Even with automation and robotics, there is no easy or practical way to replace the highly motivated and experienced workers that are retiring every day from the US workforce. The baby boomers are moving on and their departure is creating a large brain drain that is already being felt in the engineering and maintenance staffs of manufacturers all over the country.

This challenge will be met with internal training and on-demand sharing of technical resources that are required to meet short-term demand. We are seeing a reemergence of apprentice programs to teach new practical, technical skills that are in short supply in today’s market. The skills sets required range from maintenance of hydraulic and electromechanical equipment to programming for automation or factory processes.

  1. The intelligent and selective outsourcing of manufacturing and technical expertise.

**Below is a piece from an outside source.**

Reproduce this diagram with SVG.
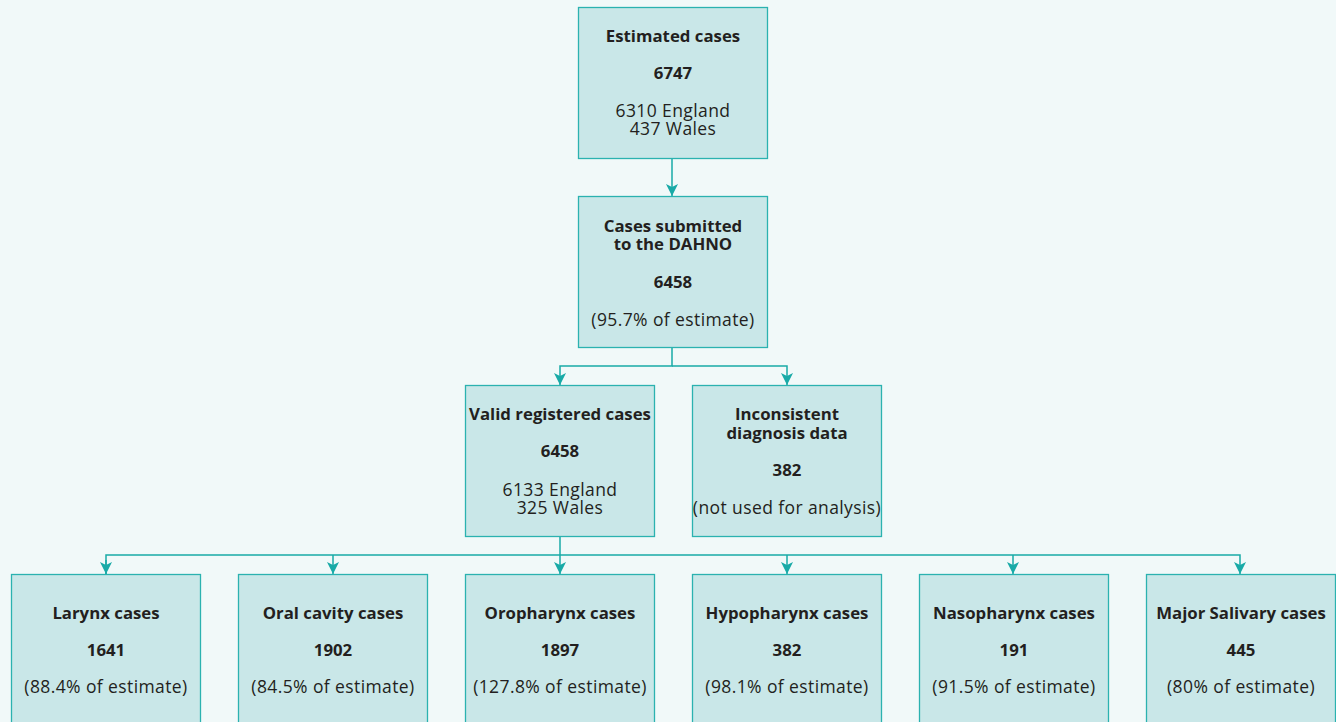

In addition to training and apprentice programs, the new gig economy is filtering down to the manufacturing service sector where a number of service providers are offering on-demand productivity engineering.

This service gives a manufacturer the freedom to choose to outsource technical expertise on a project or contract basis, rather than fully staffing their manufacturing department with engineers in order to fully deploy automation or robotic applications and systems.

To deal with the labor crunch we are currently seeing, the third strategy involves taking an element of manufacturing, either a subassembly or final assembly, and assigning it to a flexible outsourced partner. This approach has both short-term and long-term benefits depending on the individual company’s preference. For example, rather than add human resources that are difficult to find and train in the short term, a company may prefer to handle a short-term spike in demand by turning to contract manufacturers who have expertise in design and in building their end product.  This enables the company to meet the peak demand without additional staff members.

In other cases, manufacturers are simply interested in a having a contract manufacturer and engineering partner who can fulfill the long term needs, from R&D to production, and enable the organization to focus their resources on sales and marketing. This Outsourced Flexible Manufacturing Service fits both a startup and established companies that are looking to reduce their operating costs in order to be more competitive and profitable.

In summary, the future of US manufacturing is bright, but filled with choices. No one answer will meet all of our long-term demographic challenges. The solution relies on the innovative use of both technology and human resources. We look forward to the challenges that lie ahead. It is a rough, rocky, uphill road, but it’s going to be fun!